In this blog post I want to present my own, much simpler theory, summarized by a simple statement:
Any dynamical system that acts such that it keeps existing or replicating is more likely to be observed in the future.
For instance, any animal keeps regulating their body to survive and replicating for the continued existence of the species. Thus, you are more likely to observe a cat than a non-functioning cat. Both animals and species are dynamical systems. These dynamical systems can be recursive in the sense of one containing the other. One example is the recursion species -> animals -> organs -> cells -> physics. The dynamics of these are informed by the seed information (e.g. genetics), and (pseudo-)random1 perturbations from the environment. The lowest level in the recursion (i.e. physics) has fixed dynamics. Some of these perturbations are resisted by the dynamical system, others are not. For non-resisted perturbations, two cases can emerge. Firstly, if these perturbations are harmful, the dynamical system might cease to exist and thus also its replication capability. Secondly, if these perturbations are beneficial, the dynamical system might exist for prolonged periods of time or replicate such that another level of recursion is added on top.
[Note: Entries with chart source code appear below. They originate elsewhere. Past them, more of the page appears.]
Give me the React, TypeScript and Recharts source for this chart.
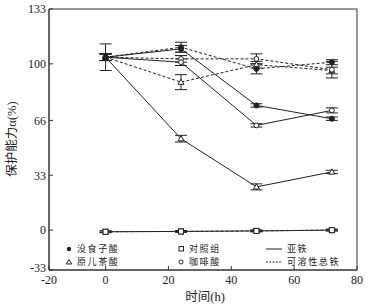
import React from 'react';
import { LineChart, Line, XAxis, YAxis, ErrorBar, ReferenceArea } from 'recharts';

// ---- data ----
const times = [0, 24, 48, 72];

// 亚铁 (solid)
const gallicFe2 = [104, 109, 75, 67];
const gallicFe2Err = [2, 2, 1, 1];
const protoFe2 = [104, 55, 26, 35];
const protoFe2Err = [2, 2, 1.8, 1];
const controlFe2 = [-1, -0.8, -0.5, 0];
const controlFe2Err = [0.5, 0.5, 0.5, 0.5];
const caffeicFe2 = [104, 101, 63, 72];
const caffeicFe2Err = [2, 2, 1, 1.5];

// 可溶性总铁 (dashed)
const gallicTot = [104, 110, 97, 101];
const gallicTotErr = [8, 3, 3, 1.5];
const protoTot = [104, 89, 99.5, 96];
const protoTotErr = [2, 4.5, 2, 2];
const caffeicTot = [104, 103, 103, 96.5];
const caffeicTotErr = [2, 2, 3, 5];
const controlTot = [-1, -0.8, -0.5, 0];
const controlTotErr = [0.5, 0.5, 0.5, 0.5];

const xTickValues = [-18, 0, 20, 40, 60, 80];
const xTickLabels = ['-20', '0', '20', '40', '60', '80'];
const yTickValues = [-24, 0, 33, 66, 100, 133];
const yTickLabels = ['-33', '0', '33', '66', '100', '133'];

const rows = times.map((t, i) => ({
  t,
  gallicFe2: gallicFe2[i], gallicFe2Err: gallicFe2Err[i],
  protoFe2: protoFe2[i], protoFe2Err: protoFe2Err[i],
  controlFe2: controlFe2[i], controlFe2Err: controlFe2Err[i],
  caffeicFe2: caffeicFe2[i], caffeicFe2Err: caffeicFe2Err[i],
  gallicTot: gallicTot[i], gallicTotErr: gallicTotErr[i],
  protoTot: protoTot[i], protoTotErr: protoTotErr[i],
  caffeicTot: caffeicTot[i], caffeicTotErr: caffeicTotErr[i],
  controlTot: controlTot[i], controlTotErr: controlTotErr[i],
}));

const INK = '#222';
const SERIF = '"Liberation Serif", "DejaVu Serif", serif';
const CJK = '"Noto Sans CJK SC", sans-serif';

const FilledCircle = (p: any) =>
  p.cx == null ? <g key={p.key} /> : <circle key={p.key} cx={p.cx} cy={p.cy} r={2.6} fill={INK} stroke={INK} strokeWidth={0.8} />;
const OpenCircle = (p: any) =>
  p.cx == null ? <g key={p.key} /> : <circle key={p.key} cx={p.cx} cy={p.cy} r={2.4} fill="#fff" stroke={INK} strokeWidth={1} />;
const OpenTriangle = (p: any) =>
  p.cx == null ? <g key={p.key} /> : (
    <polygon key={p.key} points={`${p.cx},${p.cy - 3} ${p.cx - 3},${p.cy + 2.2} ${p.cx + 3},${p.cy + 2.2}`} fill="#fff" stroke={INK} strokeWidth={1} />
  );
const OpenSquare = (p: any) =>
  p.cx == null ? <g key={p.key} /> : (
    <rect key={p.key} x={p.cx - 2.5} y={p.cy - 2.5} width={5} height={5} fill="#fff" stroke={INK} strokeWidth={1} />
  );

const fmtX = (v: number) => xTickLabels[xTickValues.indexOf(v)] ?? String(v);
const fmtY = (v: number) => yTickLabels[yTickValues.indexOf(v)] ?? String(v);

const YTick = (p: any) => {
  const v = p.payload?.value;
  const shift = v === yTickValues[0] ? -2 : 0;
  return (
    <text x={p.x} y={p.y + shift} dy="0.355em" textAnchor="end" fontSize={12} fontFamily={SERIF} fill={INK}>
      {fmtY(v)}
    </text>
  );
};

const seriesDefs = [
  { key: 'protoTot', dot: OpenTriangle, dash: '3 2' },
  { key: 'caffeicTot', dot: OpenCircle, dash: '3 2' },
  { key: 'gallicTot', dot: FilledCircle, dash: '3 2' },
  { key: 'controlTot', dot: OpenSquare, dash: '3 2' },
  { key: 'protoFe2', dot: OpenTriangle, dash: undefined },
  { key: 'caffeicFe2', dot: OpenCircle, dash: undefined },
  { key: 'gallicFe2', dot: FilledCircle, dash: undefined },
  { key: 'controlFe2', dot: OpenSquare, dash: undefined },
];

export default function App() {
  return (
    <div style={{ position: 'fixed', left: 0, top: 0, width: 376, height: 308, background: '#fff' }}>
      <LineChart width={376} height={308} data={rows} margin={{ top: 9, right: 19, bottom: 0, left: 0 }}>
        <XAxis
          dataKey="t"
          type="number"
          domain={[-18, 80]}
          allowDataOverflow
          ticks={xTickValues}
          tickFormatter={fmtX}
          height={38}
          tickSize={-4}
          tickMargin={9}
          stroke="#333"
          tick={{ fill: INK, fontSize: 12, fontFamily: SERIF }}
          interval={0}
        />
        <YAxis
          type="number"
          domain={[-24, 133]}
          allowDataOverflow
          ticks={yTickValues}
          width={49}
          tickSize={-4}
          tickMargin={7}
          stroke="#333"
          tick={<YTick />}
          interval={0}
        />
        <ReferenceArea x1={-18} x2={80} y1={-24} y2={133} fill="none" stroke="#333" strokeWidth={1} ifOverflow="extendDomain" />
        {seriesDefs.map((s) => (
          <Line
            key={s.key}
            dataKey={s.key}
            type="linear"
            stroke={INK}
            strokeWidth={1}
            strokeDasharray={s.dash}
            dot={s.dot}
            activeDot={false}
            isAnimationActive={false}
          >
            <ErrorBar dataKey={`${s.key}Err`} width={6} stroke={INK} strokeWidth={1} direction="y" />
          </Line>
        ))}
      </LineChart>
      <svg width={376} height={308} style={{ position: 'absolute', left: 0, top: 0, pointerEvents: 'none' }}>
        {/* axis titles */}
        <text x={205} y={301} textAnchor="middle" fontSize={12.5} fill={INK}>
          <tspan fontFamily={CJK}>时间</tspan>
          <tspan fontFamily={SERIF}>(h)</tspan>
        </text>
        <text x={0} y={0} transform="translate(16,139) rotate(-90)" textAnchor="middle" fontSize={12.5} fill={INK}>
          <tspan fontFamily={CJK}>保护能力</tspan>
          <tspan fontFamily={SERIF}>α(%)</tspan>
        </text>
        {/* legend */}
        <g fontFamily={CJK} fontSize={9} fill={INK} letterSpacing={1.6}>
          <circle cx={69} cy={249} r={2.2} fill={INK} />
          <text x={77} y={252.2}>没食子酸</text>
          <polygon points="69,259.5 66.3,264 71.7,264" fill="#fff" stroke={INK} strokeWidth={1} />
          <text x={77} y={265.4}>原儿茶酸</text>
          <rect x={179} y={246.5} width={4.5} height={4.5} fill="#fff" stroke={INK} strokeWidth={1} />
          <text x={189} y={252.2}>对照组</text>
          <circle cx={181} cy={262} r={2} fill="#fff" stroke={INK} strokeWidth={1} />
          <text x={189} y={265.4}>咖啡酸</text>
          <line x1={266} y1={249} x2={282} y2={249} stroke={INK} strokeWidth={1} />
          <text x={287} y={252.2}>亚铁</text>
          <line x1={266} y1={262} x2={282} y2={262} stroke={INK} strokeWidth={1} strokeDasharray="2 1.3" />
          <text x={287} y={265.4}>可溶性总铁</text>
        </g>
      </svg>
    </div>
  );
}
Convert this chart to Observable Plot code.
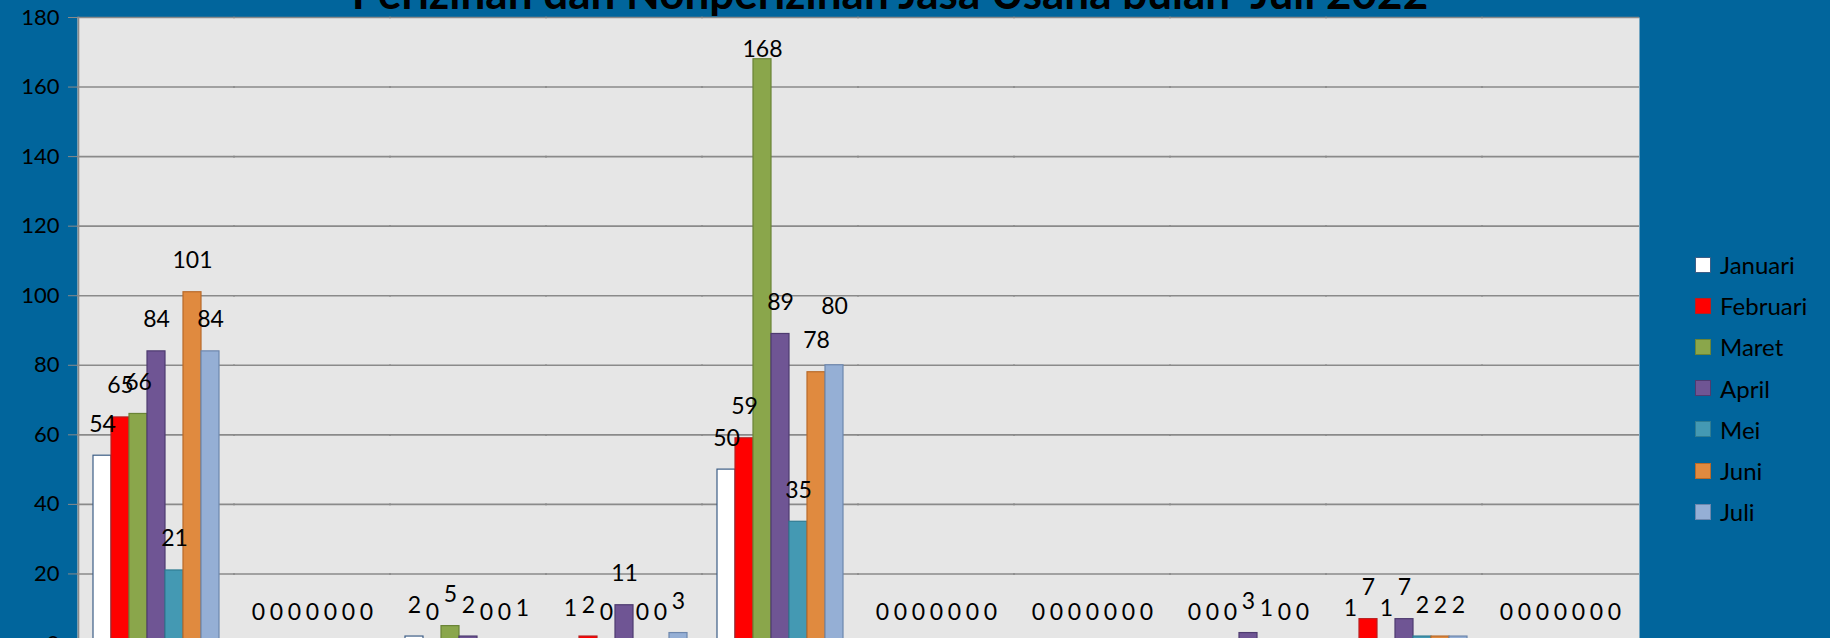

At any time in a universe, the laws of this universe (i.e. the laws of physics) lead to random or pseudo-random interactions between entities. Most of this randomness will not lead to coherent systems (TODO, what is a coherent system? attractor state? but there is an additional optimization to extend the attractor state?). By chance, some of these interactions will be self-reinforcing and at some point replicating, from which perturbations create a wide variety of such dynamical systems. Because these variations compete for each other for resources, additional pressure for self-modification at any level in the recursive hierarchy is applied. This is reminiscent of evolutionary adaptation (On the Origin of Species).
The proposed principle does not talk about intelligence per se, but rather of the existence of any system (e.g. living being). Though, most living organisms are not perceived to be smart, but rather good at surviving in their niche. For instance, there are many more bacteria and viruses on this planet than humans. Thus, I am suggesting that intelligence is merely a side-effect of the existence/replication optimization objective in our universe (but a very powerful side-effect w.r.t. this optimization objective). For artificial machines that shall not just create complexity according to this objective but get increasingly better at solving a specific task or any computable task it will encounter in the future, we will need to define extrinsic or intrinsic objectives, for instance see Universal AI, POWERPLAY and other artificial curiosity based systems, or Empowerment.
Active inference is similar to this theory in the sense that any ‘living’ dynamical system optimizes to maintain certain attractor states by minimizing the free energy. This makes three assumptions, that we do not require: Firstly, we don’t assume ergodic behavior of the dynamical system, in the sense that states have to be revisited. Thus, we don’t have to define attractor states, but instead, any state that supports the existence of the system is permitted. Secondly, we don’t assume the minimization of a specific quantity for the internal dynamics of the system, like the free energy. Crucially, this theory includes reactive systems that do not model their environment but directly react to observed changes. As such, modeling the environment is not a prerequisite, but potentially useful.